**What you should do**
All the data below goes into the copy word for word, but the pictures don't.

·····

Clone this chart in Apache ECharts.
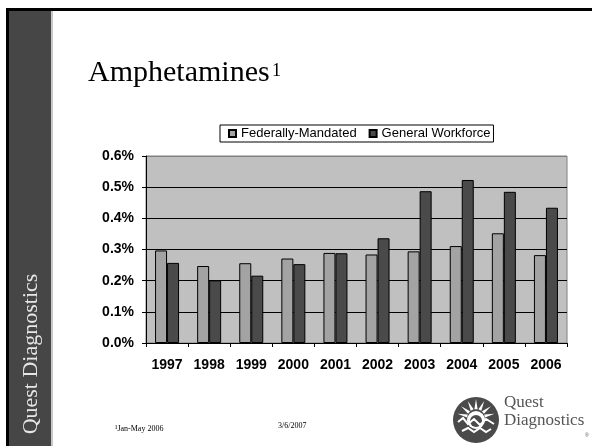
<!DOCTYPE html>
<html lang="en">
<head>
    <meta charset="UTF-8">
    <title>Amphetamines</title>
    <script type="text/javascript" src="https://cdn.jsdelivr.net/npm/echarts@6/dist/echarts.min.js"></script>
    <style>
        html, body { margin: 0; padding: 0; background: #fff; }
        #main { width: 592px; height: 446px; }
    </style>
</head>
<body>
    <div id="main"></div>
</body>

<script type="text/javascript">
    // years on the x axis
    var years = ['1997', '1998', '1999', '2000', '2001', '2002', '2003', '2004', '2005', '2006'];
    // positivity rate, in percent
    var federallyMandated = [0.297, 0.247, 0.256, 0.271, 0.289, 0.284, 0.294, 0.311, 0.352, 0.282];
    var generalWorkforce = [0.257, 0.201, 0.216, 0.253, 0.288, 0.336, 0.487, 0.523, 0.485, 0.434];
    var seriesNames = ['Federally-Mandated', 'General Workforce'];

    var myChart = echarts.init(document.getElementById('main'));
    var serif = '"Liberation Serif", "Times New Roman", serif';
    var sans = '"Liberation Sans", Arial, sans-serif';

    // slide frame + sidebar + logo
    var graphics = [
        { type: 'rect', shape: { x: 6, y: 8, width: 586, height: 3 }, style: { fill: '#000' }, z: 1 },
        { type: 'rect', shape: { x: 6, y: 8, width: 3, height: 438 }, style: { fill: '#000' }, z: 1 },
        { type: 'rect', shape: { x: 9, y: 11, width: 42, height: 435 }, style: { fill: '#464646' }, z: 1 },
        { type: 'rect', shape: { x: 51, y: 11, width: 2, height: 435 }, style: { fill: '#c8c8c8' }, z: 1 },
        {
            type: 'text', x: 31, y: 354, rotation: Math.PI / 2, z: 2,
            style: { text: 'Quest Diagnostics', fill: '#e6e6e6', font: '22px ' + serif, align: 'center', verticalAlign: 'middle' }
        },
        {
            type: 'text', x: 88, y: 73, z: 2,
            style: { text: 'Amphetamines', fill: '#000', font: '30px ' + serif, verticalAlign: 'middle' }
        },
        {
            type: 'text', x: 272, y: 71, z: 2,
            style: { text: '1', fill: '#000', font: '18px ' + serif, verticalAlign: 'middle' }
        },
        {
            type: 'text', x: 115, y: 429, z: 2,
            style: { text: '\u00b9Jan-May 2006', fill: '#000', font: '8px ' + serif, verticalAlign: 'middle' }
        },
        {
            type: 'text', x: 278, y: 426, z: 2,
            style: { text: '3/6/2007', fill: '#000', font: '8px ' + serif, verticalAlign: 'middle' }
        },
        {
            type: 'text', x: 504, y: 403, z: 2,
            style: { text: 'Quest', fill: '#555', font: '17px ' + serif, verticalAlign: 'middle' }
        },
        {
            type: 'text', x: 504, y: 421, z: 2,
            style: { text: 'Diagnostics', fill: '#555', font: '17px ' + serif, verticalAlign: 'middle' }
        },
        {
            type: 'text', x: 585, y: 433, z: 2,
            style: { text: '\u00ae', fill: '#555', font: '5px ' + sans }
        },
        // logo mark
        { type: 'circle', shape: { cx: 476, cy: 420, r: 23 }, style: { fill: '#4a4a4a' }, z: 2 },
        { type: 'circle', shape: { cx: 476, cy: 420, r: 9 }, style: { fill: '#fff' }, z: 3 },
        { type: 'circle', shape: { cx: 476, cy: 421, r: 6 }, style: { fill: '#4a4a4a' }, z: 3 },
        {
            type: 'polyline', z: 3,
            shape: { points: [[458, 422], [463, 418], [468, 424], [474, 419], [480, 425], [486, 419], [494, 424]] },
            style: { stroke: '#fff', lineWidth: 2, fill: null }
        },
        {
            type: 'polyline', z: 3,
            shape: { points: [[462, 431], [468, 428], [474, 432], [480, 428], [486, 432], [491, 429]] },
            style: { stroke: '#fff', lineWidth: 2, fill: null }
        }
    ];
    // sun rays
    for (var k = 0; k < 7; k++) {
        var a = Math.PI + (k + 0.5) * Math.PI / 7;
        graphics.push({
            type: 'polygon', z: 3,
            shape: {
                points: [
                    [476 + 9 * Math.cos(a - 0.18), 418 + 9 * Math.sin(a - 0.18)],
                    [476 + 19 * Math.cos(a), 418 + 19 * Math.sin(a)],
                    [476 + 9 * Math.cos(a + 0.18), 418 + 9 * Math.sin(a + 0.18)]
                ]
            },
            style: { fill: '#fff' }
        });
    }

    var option = {
        backgroundColor: '#fff',
        animation: false,
        textStyle: { fontFamily: sans },
        graphic: graphics,
        legend: {
            data: seriesNames,
            left: 220,
            top: 125,
            padding: [2, 3, 2, 8],
            itemGap: 12,
            itemWidth: 7,
            itemHeight: 7,
            icon: 'rect',
            backgroundColor: '#fff',
            borderColor: '#000',
            borderWidth: 1,
            borderRadius: 0,
            textStyle: { fontFamily: sans, fontSize: 13, color: '#000' }
        },
        grid: {
            left: 146,
            right: 25,
            top: 156,
            bottom: 103,
            show: true,
            backgroundColor: '#c0c0c0',
            borderColor: '#808080',
            borderWidth: 1
        },
        xAxis: {
            type: 'category',
            data: years,
            axisLine: { lineStyle: { color: '#000', width: 1 } },
            axisTick: { show: true, length: 4, lineStyle: { color: '#000' } },
            axisLabel: { color: '#000', fontWeight: 'bold', fontSize: 14, fontFamily: sans, margin: 15, interval: 0 }
        },
        yAxis: {
            type: 'value',
            min: 0,
            max: 0.6,
            interval: 0.1,
            axisLine: { show: true, lineStyle: { color: '#000', width: 1 } },
            axisTick: { show: true, length: 4, lineStyle: { color: '#000' } },
            axisLabel: {
                color: '#000', fontWeight: 'bold', fontSize: 14, fontFamily: sans, margin: 12,
                formatter: function (v) { return v.toFixed(1) + '%'; }
            },
            splitLine: {
                show: true,
                lineStyle: { color: ['#000', '#000', '#000', '#000', '#000', '#000', '#808080'], width: 1 }
            }
        },
        series: [
            {
                name: seriesNames[0],
                type: 'bar',
                data: federallyMandated,
                barWidth: 12,
                barGap: '0%',
                itemStyle: { color: '#a3a3a3', borderColor: '#000', borderWidth: 1 }
            },
            {
                name: seriesNames[1],
                type: 'bar',
                data: generalWorkforce,
                barWidth: 12,
                barGap: '0%',
                itemStyle: { color: '#4a4a4a', borderColor: '#000', borderWidth: 1 }
            }
        ]
    };
    myChart.setOption(option);
</script>
</html>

·····

**Reply to the task**
Clone this chart in Apache ECharts.
<!DOCTYPE html>
<html lang="en">
<head>
    <meta charset="UTF-8">
    <title>Amphetamines</title>
    <script type="text/javascript" src="https://cdn.jsdelivr.net/npm/echarts@6/dist/echarts.min.js"></script>
    <style>
        html, body { margin: 0; padding: 0; background: #fff; }
        #main { width: 592px; height: 446px; }
    </style>
</head>
<body>
    <div id="main"></div>
</body>

<script type="text/javascript">
    // years on the x axis
    var years = ['1997', '1998', '1999', '2000', '2001', '2002', '2003', '2004', '2005', '2006'];
    // positivity rate, in percent
    var federallyMandated = [0.297, 0.247, 0.256, 0.271, 0.289, 0.284, 0.294, 0.311, 0.352, 0.282];
    var generalWorkforce = [0.257, 0.201, 0.216, 0.253, 0.288, 0.336, 0.487, 0.523, 0.485, 0.434];
    var seriesNames = ['Federally-Mandated', 'General Workforce'];

    var myChart = echarts.init(document.getElementById('main'));
    var serif = '"Liberation Serif", "Times New Roman", serif';
    var sans = '"Liberation Sans", Arial, sans-serif';

    // slide frame + sidebar + logo
    var graphics = [
        { type: 'rect', shape: { x: 6, y: 8, width: 586, height: 3 }, style: { fill: '#000' }, z: 1 },
        { type: 'rect', shape: { x: 6, y: 8, width: 3, height: 438 }, style: { fill: '#000' }, z: 1 },
        { type: 'rect', shape: { x: 9, y: 11, width: 42, height: 435 }, style: { fill: '#464646' }, z: 1 },
        { type: 'rect', shape: { x: 51, y: 11, width: 2, height: 435 }, style: { fill: '#c8c8c8' }, z: 1 },
        {
            type: 'text', x: 31, y: 354, rotation: Math.PI / 2, z: 2,
            style: { text: 'Quest Diagnostics', fill: '#e6e6e6', font: '22px ' + serif, align: 'center', verticalAlign: 'middle' }
        },
        {
            type: 'text', x: 88, y: 73, z: 2,
            style: { text: 'Amphetamines', fill: '#000', font: '30px ' + serif, verticalAlign: 'middle' }
        },
        {
            type: 'text', x: 272, y: 71, z: 2,
            style: { text: '1', fill: '#000', font: '18px ' + serif, verticalAlign: 'middle' }
        },
        {
            type: 'text', x: 115, y: 429, z: 2,
            style: { text: '\u00b9Jan-May 2006', fill: '#000', font: '8px ' + serif, verticalAlign: 'middle' }
        },
        {
            type: 'text', x: 278, y: 426, z: 2,
            style: { text: '3/6/2007', fill: '#000', font: '8px ' + serif, verticalAlign: 'middle' }
        },
        {
            type: 'text', x: 504, y: 403, z: 2,
            style: { text: 'Quest', fill: '#555', font: '17px ' + serif, verticalAlign: 'middle' }
        },
        {
            type: 'text', x: 504, y: 421, z: 2,
            style: { text: 'Diagnostics', fill: '#555', font: '17px ' + serif, verticalAlign: 'middle' }
        },
        {
            type: 'text', x: 585, y: 433, z: 2,
            style: { text: '\u00ae', fill: '#555', font: '5px ' + sans }
        },
        // logo mark
        { type: 'circle', shape: { cx: 476, cy: 420, r: 23 }, style: { fill: '#4a4a4a' }, z: 2 },
        { type: 'circle', shape: { cx: 476, cy: 420, r: 9 }, style: { fill: '#fff' }, z: 3 },
        { type: 'circle', shape: { cx: 476, cy: 421, r: 6 }, style: { fill: '#4a4a4a' }, z: 3 },
        {
            type: 'polyline', z: 3,
            shape: { points: [[458, 422], [463, 418], [468, 424], [474, 419], [480, 425], [486, 419], [494, 424]] },
            style: { stroke: '#fff', lineWidth: 2, fill: null }
        },
        {
            type: 'polyline', z: 3,
            shape: { points: [[462, 431], [468, 428], [474, 432], [480, 428], [486, 432], [491, 429]] },
            style: { stroke: '#fff', lineWidth: 2, fill: null }
        }
    ];
    // sun rays
    for (var k = 0; k < 7; k++) {
        var a = Math.PI + (k + 0.5) * Math.PI / 7;
        graphics.push({
            type: 'polygon', z: 3,
            shape: {
                points: [
                    [476 + 9 * Math.cos(a - 0.18), 418 + 9 * Math.sin(a - 0.18)],
                    [476 + 19 * Math.cos(a), 418 + 19 * Math.sin(a)],
                    [476 + 9 * Math.cos(a + 0.18), 418 + 9 * Math.sin(a + 0.18)]
                ]
            },
            style: { fill: '#fff' }
        });
    }

    var option = {
        backgroundColor: '#fff',
        animation: false,
        textStyle: { fontFamily: sans },
        graphic: graphics,
        legend: {
            data: seriesNames,
            left: 220,
            top: 125,
            padding: [2, 3, 2, 8],
            itemGap: 12,
            itemWidth: 7,
            itemHeight: 7,
            icon: 'rect',
            backgroundColor: '#fff',
            borderColor: '#000',
            borderWidth: 1,
            borderRadius: 0,
            textStyle: { fontFamily: sans, fontSize: 13, color: '#000' }
        },
        grid: {
            left: 146,
            right: 25,
            top: 156,
            bottom: 103,
            show: true,
            backgroundColor: '#c0c0c0',
            borderColor: '#808080',
            borderWidth: 1
        },
        xAxis: {
            type: 'category',
            data: years,
            axisLine: { lineStyle: { color: '#000', width: 1 } },
            axisTick: { show: true, length: 4, lineStyle: { color: '#000' } },
            axisLabel: { color: '#000', fontWeight: 'bold', fontSize: 14, fontFamily: sans, margin: 15, interval: 0 }
        },
        yAxis: {
            type: 'value',
            min: 0,
            max: 0.6,
            interval: 0.1,
            axisLine: { show: true, lineStyle: { color: '#000', width: 1 } },
            axisTick: { show: true, length: 4, lineStyle: { color: '#000' } },
            axisLabel: {
                color: '#000', fontWeight: 'bold', fontSize: 14, fontFamily: sans, margin: 12,
                formatter: function (v) { return v.toFixed(1) + '%'; }
            },
            splitLine: {
                show: true,
                lineStyle: { color: ['#000', '#000', '#000', '#000', '#000', '#000', '#808080'], width: 1 }
            }
        },
        series: [
            {
                name: seriesNames[0],
                type: 'bar',
                data: federallyMandated,
                barWidth: 12,
                barGap: '0%',
                itemStyle: { color: '#a3a3a3', borderColor: '#000', borderWidth: 1 }
            },
            {
                name: seriesNames[1],
                type: 'bar',
                data: generalWorkforce,
                barWidth: 12,
                barGap: '0%',
                itemStyle: { color: '#4a4a4a', borderColor: '#000', borderWidth: 1 }
            }
        ]
    };
    myChart.setOption(option);
</script>
</html>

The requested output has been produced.